Task instructions
Each line below should be retyped exactly, with no pictures.

Data
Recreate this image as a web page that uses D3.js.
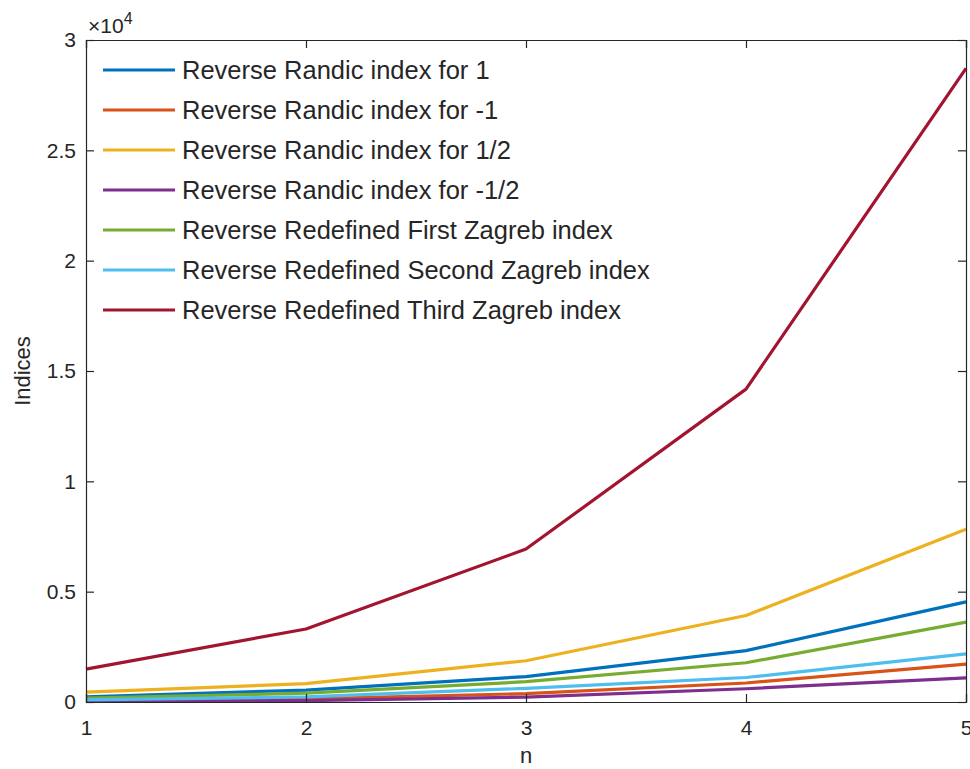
<!DOCTYPE html>
<html>
<head>
<meta charset="utf-8">
<script src="https://cdn.jsdelivr.net/npm/d3@7"></script>
<style>
  body { margin: 0; background: #fff; }
  text { font-family: "Liberation Sans", Arial, sans-serif; fill: #262626; }
</style>
</head>
<body>
<div id="chart"></div>
<script>
// data
const nValues = [1, 2, 3, 4, 5];
const seriesNames = [
  "Reverse Randic index for 1",
  "Reverse Randic index for -1",
  "Reverse Randic index for 1/2",
  "Reverse Randic index for -1/2",
  "Reverse Redefined First Zagreb index",
  "Reverse Redefined Second Zagreb index",
  "Reverse Redefined Third Zagreb index"
];
const randic1 = [230, 540, 1150, 2330, 4540];
const randicMinus1 = [50, 140, 380, 860, 1720];
const randicHalf = [450, 830, 1870, 3920, 7830];
const randicMinusHalf = [30, 60, 220, 600, 1090];
const firstZagreb = [180, 400, 920, 1780, 3620];
const secondZagreb = [100, 230, 620, 1110, 2180];
const thirdZagreb = [1490, 3310, 6930, 14180, 28710];
const seriesValues = [randic1, randicMinus1, randicHalf, randicMinusHalf, firstZagreb, secondZagreb, thirdZagreb];
const colors = ["#0072BD", "#D95319", "#EDB120", "#7E2F8E", "#77AC30", "#4DBEEE", "#A2142F"];
const yTicks = [0, 5000, 10000, 15000, 20000, 25000, 30000];

const width = 970, height = 769;
const margin = {top: 40, right: 4, bottom: 67, left: 86};
const w = width - margin.left - margin.right;
const h = height - margin.top - margin.bottom;

const svg = d3.select("#chart").append("svg")
  .attr("width", width)
  .attr("height", height);

const g = svg.append("g")
  .attr("transform", `translate(${margin.left},${margin.top})`);

const x = d3.scaleLinear().domain([1, 5]).range([0, w]);
const y = d3.scaleLinear().domain([0, 30000]).range([h, 0]);

const axisColor = "#262626";
const tickLen = 8;

// lines
const line = d3.line()
  .x((d, i) => x(nValues[i]))
  .y(d => y(d));

g.selectAll(".series")
  .data(seriesValues)
  .join("path")
  .attr("class", "series")
  .attr("fill", "none")
  .attr("stroke", (d, i) => colors[i])
  .attr("stroke-width", 3.2)
  .attr("stroke-linejoin", "round")
  .attr("d", line);

// axes (MATLAB style: ticks inside, box on)
const xAxis = d3.axisBottom(x).tickValues(nValues).tickSize(-tickLen).tickPadding(18)
  .tickFormat(d3.format("d"));
const yAxis = d3.axisLeft(y).tickValues(yTicks).tickSize(-tickLen).tickPadding(10)
  .tickFormat(d => d / 10000);

const xAxisG = g.append("g").attr("transform", `translate(0,${h})`).call(xAxis);
const yAxisG = g.append("g").call(yAxis);
const xTopG = g.append("g").call(d3.axisTop(x).tickValues(nValues).tickSize(-tickLen).tickFormat(""));
const yRightG = g.append("g").attr("transform", `translate(${w},0)`)
  .call(d3.axisRight(y).tickValues(yTicks).tickSize(-tickLen).tickFormat(""));

[xAxisG, yAxisG, xTopG, yRightG].forEach(a => {
  a.attr("font-size", null).attr("font-family", null);
  a.select(".domain").attr("stroke", axisColor).attr("stroke-width", 1.2);
  a.selectAll(".tick line").attr("stroke", axisColor).attr("stroke-width", 1.2);
  a.selectAll(".tick text")
    .style("font-size", "21px")
    .attr("fill", axisColor);
});

// exponent label
const expo = svg.append("text")
  .attr("x", margin.left + 2)
  .attr("y", 33)
  .style("font-size", "21px");
expo.append("tspan").text("\u00D710");
expo.append("tspan").attr("dy", -9).style("font-size", "16px").text("4");

// axis titles
svg.append("text")
  .attr("x", margin.left + w / 2)
  .attr("y", 763)
  .attr("text-anchor", "middle")
  .style("font-size", "22px")
  .text("n");

svg.append("text")
  .attr("transform", `translate(30,${margin.top + h / 2}) rotate(-90)`)
  .attr("text-anchor", "middle")
  .style("font-size", "22px")
  .text("Indices");

// legend
const legend = g.append("g").attr("transform", "translate(17,30)");
const rows = legend.selectAll(".row")
  .data(seriesNames)
  .join("g")
  .attr("class", "row")
  .attr("transform", (d, i) => `translate(0,${i * 40})`);

rows.append("line")
  .attr("x1", 0).attr("x2", 72)
  .attr("stroke", (d, i) => colors[i])
  .attr("stroke-width", 3.2);

rows.append("text")
  .attr("x", 79)
  .attr("dy", "0.36em")
  .style("font-size", "25.5px")
  .text(d => d);
</script>
</body>
</html>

Answer to this exercise
Recreate this image as a web page that uses D3.js.
<!DOCTYPE html>
<html>
<head>
<meta charset="utf-8">
<script src="https://cdn.jsdelivr.net/npm/d3@7"></script>
<style>
  body { margin: 0; background: #fff; }
  text { font-family: "Liberation Sans", Arial, sans-serif; fill: #262626; }
</style>
</head>
<body>
<div id="chart"></div>
<script>
// data
const nValues = [1, 2, 3, 4, 5];
const seriesNames = [
  "Reverse Randic index for 1",
  "Reverse Randic index for -1",
  "Reverse Randic index for 1/2",
  "Reverse Randic index for -1/2",
  "Reverse Redefined First Zagreb index",
  "Reverse Redefined Second Zagreb index",
  "Reverse Redefined Third Zagreb index"
];
const randic1 = [230, 540, 1150, 2330, 4540];
const randicMinus1 = [50, 140, 380, 860, 1720];
const randicHalf = [450, 830, 1870, 3920, 7830];
const randicMinusHalf = [30, 60, 220, 600, 1090];
const firstZagreb = [180, 400, 920, 1780, 3620];
const secondZagreb = [100, 230, 620, 1110, 2180];
const thirdZagreb = [1490, 3310, 6930, 14180, 28710];
const seriesValues = [randic1, randicMinus1, randicHalf, randicMinusHalf, firstZagreb, secondZagreb, thirdZagreb];
const colors = ["#0072BD", "#D95319", "#EDB120", "#7E2F8E", "#77AC30", "#4DBEEE", "#A2142F"];
const yTicks = [0, 5000, 10000, 15000, 20000, 25000, 30000];

const width = 970, height = 769;
const margin = {top: 40, right: 4, bottom: 67, left: 86};
const w = width - margin.left - margin.right;
const h = height - margin.top - margin.bottom;

const svg = d3.select("#chart").append("svg")
  .attr("width", width)
  .attr("height", height);

const g = svg.append("g")
  .attr("transform", `translate(${margin.left},${margin.top})`);

const x = d3.scaleLinear().domain([1, 5]).range([0, w]);
const y = d3.scaleLinear().domain([0, 30000]).range([h, 0]);

const axisColor = "#262626";
const tickLen = 8;

// lines
const line = d3.line()
  .x((d, i) => x(nValues[i]))
  .y(d => y(d));

g.selectAll(".series")
  .data(seriesValues)
  .join("path")
  .attr("class", "series")
  .attr("fill", "none")
  .attr("stroke", (d, i) => colors[i])
  .attr("stroke-width", 3.2)
  .attr("stroke-linejoin", "round")
  .attr("d", line);

// axes (MATLAB style: ticks inside, box on)
const xAxis = d3.axisBottom(x).tickValues(nValues).tickSize(-tickLen).tickPadding(18)
  .tickFormat(d3.format("d"));
const yAxis = d3.axisLeft(y).tickValues(yTicks).tickSize(-tickLen).tickPadding(10)
  .tickFormat(d => d / 10000);

const xAxisG = g.append("g").attr("transform", `translate(0,${h})`).call(xAxis);
const yAxisG = g.append("g").call(yAxis);
const xTopG = g.append("g").call(d3.axisTop(x).tickValues(nValues).tickSize(-tickLen).tickFormat(""));
const yRightG = g.append("g").attr("transform", `translate(${w},0)`)
  .call(d3.axisRight(y).tickValues(yTicks).tickSize(-tickLen).tickFormat(""));

[xAxisG, yAxisG, xTopG, yRightG].forEach(a => {
  a.attr("font-size", null).attr("font-family", null);
  a.select(".domain").attr("stroke", axisColor).attr("stroke-width", 1.2);
  a.selectAll(".tick line").attr("stroke", axisColor).attr("stroke-width", 1.2);
  a.selectAll(".tick text")
    .style("font-size", "21px")
    .attr("fill", axisColor);
});

// exponent label
const expo = svg.append("text")
  .attr("x", margin.left + 2)
  .attr("y", 33)
  .style("font-size", "21px");
expo.append("tspan").text("\u00D710");
expo.append("tspan").attr("dy", -9).style("font-size", "16px").text("4");

// axis titles
svg.append("text")
  .attr("x", margin.left + w / 2)
  .attr("y", 763)
  .attr("text-anchor", "middle")
  .style("font-size", "22px")
  .text("n");

svg.append("text")
  .attr("transform", `translate(30,${margin.top + h / 2}) rotate(-90)`)
  .attr("text-anchor", "middle")
  .style("font-size", "22px")
  .text("Indices");

// legend
const legend = g.append("g").attr("transform", "translate(17,30)");
const rows = legend.selectAll(".row")
  .data(seriesNames)
  .join("g")
  .attr("class", "row")
  .attr("transform", (d, i) => `translate(0,${i * 40})`);

rows.append("line")
  .attr("x1", 0).attr("x2", 72)
  .attr("stroke", (d, i) => colors[i])
  .attr("stroke-width", 3.2);

rows.append("text")
  .attr("x", 79)
  .attr("dy", "0.36em")
  .style("font-size", "25.5px")
  .text(d => d);
</script>
</body>
</html>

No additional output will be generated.